======== PROVIDED MATERIAL
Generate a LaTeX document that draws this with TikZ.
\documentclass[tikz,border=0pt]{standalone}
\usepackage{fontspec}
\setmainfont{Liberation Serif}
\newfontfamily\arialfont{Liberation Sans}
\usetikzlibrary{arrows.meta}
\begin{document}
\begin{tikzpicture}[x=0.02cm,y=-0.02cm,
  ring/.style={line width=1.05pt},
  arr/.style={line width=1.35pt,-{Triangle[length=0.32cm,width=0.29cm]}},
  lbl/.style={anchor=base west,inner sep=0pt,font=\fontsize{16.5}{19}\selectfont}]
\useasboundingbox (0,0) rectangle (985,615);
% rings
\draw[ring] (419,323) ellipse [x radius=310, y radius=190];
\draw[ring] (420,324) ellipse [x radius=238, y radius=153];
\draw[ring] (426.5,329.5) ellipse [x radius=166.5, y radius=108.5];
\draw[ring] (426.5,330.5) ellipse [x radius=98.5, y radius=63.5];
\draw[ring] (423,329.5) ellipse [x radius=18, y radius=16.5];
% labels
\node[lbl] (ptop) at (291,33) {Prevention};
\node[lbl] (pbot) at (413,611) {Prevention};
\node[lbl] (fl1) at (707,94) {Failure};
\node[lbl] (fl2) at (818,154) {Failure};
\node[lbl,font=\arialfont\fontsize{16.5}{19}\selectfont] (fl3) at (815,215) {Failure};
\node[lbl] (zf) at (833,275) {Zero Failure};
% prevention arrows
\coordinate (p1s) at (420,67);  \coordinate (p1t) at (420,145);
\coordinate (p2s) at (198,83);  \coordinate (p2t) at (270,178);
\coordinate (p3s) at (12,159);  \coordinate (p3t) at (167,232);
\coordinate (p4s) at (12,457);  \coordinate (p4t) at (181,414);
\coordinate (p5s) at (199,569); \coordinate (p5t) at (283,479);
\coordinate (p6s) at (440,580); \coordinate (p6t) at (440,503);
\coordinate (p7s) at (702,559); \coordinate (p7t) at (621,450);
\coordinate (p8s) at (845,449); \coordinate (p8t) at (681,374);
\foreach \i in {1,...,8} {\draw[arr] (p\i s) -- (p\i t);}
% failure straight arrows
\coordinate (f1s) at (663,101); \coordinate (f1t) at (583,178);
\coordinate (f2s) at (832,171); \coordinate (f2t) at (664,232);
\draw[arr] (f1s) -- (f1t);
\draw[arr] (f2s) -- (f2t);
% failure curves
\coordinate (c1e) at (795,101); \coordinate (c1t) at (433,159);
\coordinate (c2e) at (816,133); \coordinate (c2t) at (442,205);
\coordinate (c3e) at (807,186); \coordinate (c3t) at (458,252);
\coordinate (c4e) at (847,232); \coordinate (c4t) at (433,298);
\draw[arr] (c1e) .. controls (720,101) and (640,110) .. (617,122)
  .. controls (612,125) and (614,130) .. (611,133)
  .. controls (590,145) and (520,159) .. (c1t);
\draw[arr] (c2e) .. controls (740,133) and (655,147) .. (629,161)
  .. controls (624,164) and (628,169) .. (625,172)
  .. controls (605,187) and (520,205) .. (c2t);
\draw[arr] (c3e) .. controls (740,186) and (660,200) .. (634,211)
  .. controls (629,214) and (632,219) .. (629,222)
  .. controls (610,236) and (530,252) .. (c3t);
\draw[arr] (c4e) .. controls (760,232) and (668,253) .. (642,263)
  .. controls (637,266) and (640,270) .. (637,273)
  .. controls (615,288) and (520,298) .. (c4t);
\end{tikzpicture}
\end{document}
================
Copy all data exactly, start to finish.

Generate a LaTeX document that draws this with TikZ.
\documentclass[tikz,border=0pt]{standalone}
\usepackage{fontspec}
\setmainfont{Liberation Serif}
\newfontfamily\arialfont{Liberation Sans}
\usetikzlibrary{arrows.meta}
\begin{document}
\begin{tikzpicture}[x=0.02cm,y=-0.02cm,
  ring/.style={line width=1.05pt},
  arr/.style={line width=1.35pt,-{Triangle[length=0.32cm,width=0.29cm]}},
  lbl/.style={anchor=base west,inner sep=0pt,font=\fontsize{16.5}{19}\selectfont}]
\useasboundingbox (0,0) rectangle (985,615);
% rings
\draw[ring] (419,323) ellipse [x radius=310, y radius=190];
\draw[ring] (420,324) ellipse [x radius=238, y radius=153];
\draw[ring] (426.5,329.5) ellipse [x radius=166.5, y radius=108.5];
\draw[ring] (426.5,330.5) ellipse [x radius=98.5, y radius=63.5];
\draw[ring] (423,329.5) ellipse [x radius=18, y radius=16.5];
% labels
\node[lbl] (ptop) at (291,33) {Prevention};
\node[lbl] (pbot) at (413,611) {Prevention};
\node[lbl] (fl1) at (707,94) {Failure};
\node[lbl] (fl2) at (818,154) {Failure};
\node[lbl,font=\arialfont\fontsize{16.5}{19}\selectfont] (fl3) at (815,215) {Failure};
\node[lbl] (zf) at (833,275) {Zero Failure};
% prevention arrows
\coordinate (p1s) at (420,67);  \coordinate (p1t) at (420,145);
\coordinate (p2s) at (198,83);  \coordinate (p2t) at (270,178);
\coordinate (p3s) at (12,159);  \coordinate (p3t) at (167,232);
\coordinate (p4s) at (12,457);  \coordinate (p4t) at (181,414);
\coordinate (p5s) at (199,569); \coordinate (p5t) at (283,479);
\coordinate (p6s) at (440,580); \coordinate (p6t) at (440,503);
\coordinate (p7s) at (702,559); \coordinate (p7t) at (621,450);
\coordinate (p8s) at (845,449); \coordinate (p8t) at (681,374);
\foreach \i in {1,...,8} {\draw[arr] (p\i s) -- (p\i t);}
% failure straight arrows
\coordinate (f1s) at (663,101); \coordinate (f1t) at (583,178);
\coordinate (f2s) at (832,171); \coordinate (f2t) at (664,232);
\draw[arr] (f1s) -- (f1t);
\draw[arr] (f2s) -- (f2t);
% failure curves
\coordinate (c1e) at (795,101); \coordinate (c1t) at (433,159);
\coordinate (c2e) at (816,133); \coordinate (c2t) at (442,205);
\coordinate (c3e) at (807,186); \coordinate (c3t) at (458,252);
\coordinate (c4e) at (847,232); \coordinate (c4t) at (433,298);
\draw[arr] (c1e) .. controls (720,101) and (640,110) .. (617,122)
  .. controls (612,125) and (614,130) .. (611,133)
  .. controls (590,145) and (520,159) .. (c1t);
\draw[arr] (c2e) .. controls (740,133) and (655,147) .. (629,161)
  .. controls (624,164) and (628,169) .. (625,172)
  .. controls (605,187) and (520,205) .. (c2t);
\draw[arr] (c3e) .. controls (740,186) and (660,200) .. (634,211)
  .. controls (629,214) and (632,219) .. (629,222)
  .. controls (610,236) and (530,252) .. (c3t);
\draw[arr] (c4e) .. controls (760,232) and (668,253) .. (642,263)
  .. controls (637,266) and (640,270) .. (637,273)
  .. controls (615,288) and (520,298) .. (c4t);
\end{tikzpicture}
\end{document}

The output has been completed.